Why do so many big companies stop their e-mail support?

Have you noticed that it's almost impossible to contact larger companies via e-mail nowadays? They have phone and a chat function that no one ever monitors, but all e-mail addresses are removed. Why is that?

I can imagine a long row of reasons companies don't want e-mail addresses. They don't want to be spammed, they want to keep a history of the support case, and probably believe that everyone is happiest getting an immediate answer. I believe that customers appreciate the ability to send a question via e-mail and get an answer later.

Since I started Sadowski Media I've needed to sort out several annoying details - I need everything in my little office to work the way it's supposed to - and I have needed to reach Apple, T-mobile, Symantec, GoDaddy, and Bing ads. None of them have e-mail support.
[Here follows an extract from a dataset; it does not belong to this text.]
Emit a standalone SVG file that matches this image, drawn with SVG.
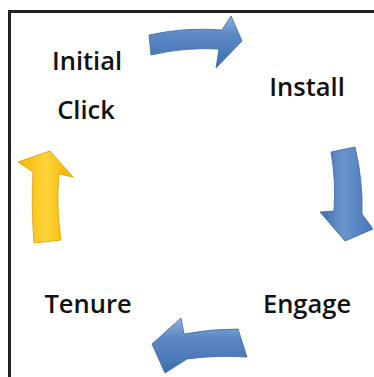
<svg xmlns="http://www.w3.org/2000/svg" width="374" height="377" viewBox="0 0 374 377">
<defs>
<linearGradient id="blueH" x1="0" y1="0" x2="0" y2="1">
<stop offset="0" stop-color="#8fb0dc"/><stop offset="0.35" stop-color="#5d89c6"/><stop offset="1" stop-color="#3f6fae"/>
</linearGradient>
<linearGradient id="blueV" x1="0" y1="0" x2="1" y2="0">
<stop offset="0" stop-color="#3f6fae"/><stop offset="0.45" stop-color="#6a94cd"/><stop offset="1" stop-color="#4677b8"/>
</linearGradient>
<linearGradient id="yellowV" x1="0" y1="0" x2="1" y2="0">
<stop offset="0" stop-color="#f2b400"/><stop offset="0.5" stop-color="#ffd43a"/><stop offset="1" stop-color="#f0b000"/>
</linearGradient>
<style>
.lbl{font-family:"Open Sans","Liberation Sans",sans-serif;font-weight:600;font-size:25.5px;fill:#111;text-anchor:middle}
.ab{stroke:#3a66a3;stroke-width:0.8;stroke-linejoin:round}
.ay{stroke:#d9a000;stroke-width:0.8;stroke-linejoin:round}
.frame{fill:none;stroke:#222;stroke-width:3}
</style>
</defs>
<rect width="374" height="377" fill="#fff"/>
<path class="frame" d="M9.5,377 V11.5 H374"/>
<g id="connectors">
<path class="ab" fill="url(#blueH)" d="M149,35 Q185,27 222,30 L231,16 L242,41 L216,68 L219,49 Q185,47 151,55 Z"/>
<path class="ab" fill="url(#blueV)" d="M331,152 L355,147 Q363,180 362,214 L373,229 L345,241 L320,212 L334,211 Q336,180 331,152 Z"/>
<path class="ab" fill="url(#blueH)" d="M238,329 L247,357 Q215,355 187,359 L165,373 L152,344 L181,318 L184,334 Q210,329 238,329 Z"/>
<path class="ay" fill="url(#yellowV)" d="M34,243 Q31,205 33,172 L18,162 L50,151 L73,177 L59,174 Q56,205 61,240 Z"/>
</g>
<g id="node-initial-click">
<text class="lbl" x="87" y="70">Initial</text>
<text class="lbl" x="86" y="119">Click</text>
</g>
<g id="node-install"><text class="lbl" x="307" y="96">Install</text></g>
<g id="node-engage"><text class="lbl" x="307" y="313">Engage</text></g>
<g id="node-tenure"><text class="lbl" x="88" y="313">Tenure</text></g>
</svg>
I hate phones. I won't call anyone unless I absolutely have to. I'd rather buy a new computer than call support.

Chat is okay, I can start chat sessions, but in my experience you usually have to wait 20 minutes for someone on the other end to wake up and answer, and I do believe the junior support staff gets to man the chat. It's difficult to find anyone who knows anything, and if I need support I really want to talk to someone who knows more than I do myself.

This is the result of my attempts to get help.

1. Apple. I have a simple question about file conversions in/from iBooks Author.

I dug around on the website until I found an e-mail address, sent them my question, and asked them to forward my question to the right support people. I got an e-mail back with the same phone number that's already available on the website. There is no other way to contact them than through phone.

Apple support: Fail.

2. T-mobile. I had a question about my cell phone plan since I wanted to add a line and the website wouldn't let me.

They don't have e-mail addresses for support on the website, but I finally dug up a link that sent an e-mail to them through Facebook's messaging system. I didn't really expect an answer, but got one within minutes. They helped me through everything in a smooth and professional manner.

T-mobil support: Success.

3. Symantec. I've had a Norton subscription for years, and the license stopped working when I had to re-install my PC. I couldn't find a viable support option and finally threw a fit on Twitter. Symantec contacted me via e-mail and solved my problem within minutes. They also asked how I would want support to work.

Symantec support: Success.

4. GoDaddy. I've been trying to create subdomains. Again threw a fit on Twitter - nothing. Sent them a message through Facebook, and they gave me the phone number to support, even though I told them I wasn't interested in calling. *eyeroll* After messaging back and forth a few times they weren't able to solve my problem.

GoDaddy support: Fail.

5. Bing Ads. I got an email from PayPal about a payment to a Bing Ad I didn't know I had. I finally resorted to contacting them too through Facebook, and found myself in the old discussion of why I don't want to call support. After going back and forth for a day I managed to persuade them to forward my question to support and someone e-mailed me back.

Thus far I've provided my account number four times, asking how to find out what user name or e-mail address is connected to it. Every time they answer back that I should attempt to log on with the e-mail address I'm sending messages from - which is not connected to Bing Ads at all - and use the link to reset my password.

They're clearly idiots.
Bing support: Fail.

What do you think? Is providing a phone number adequate support in the year 2014? Do people want e-mail support, or is it just me?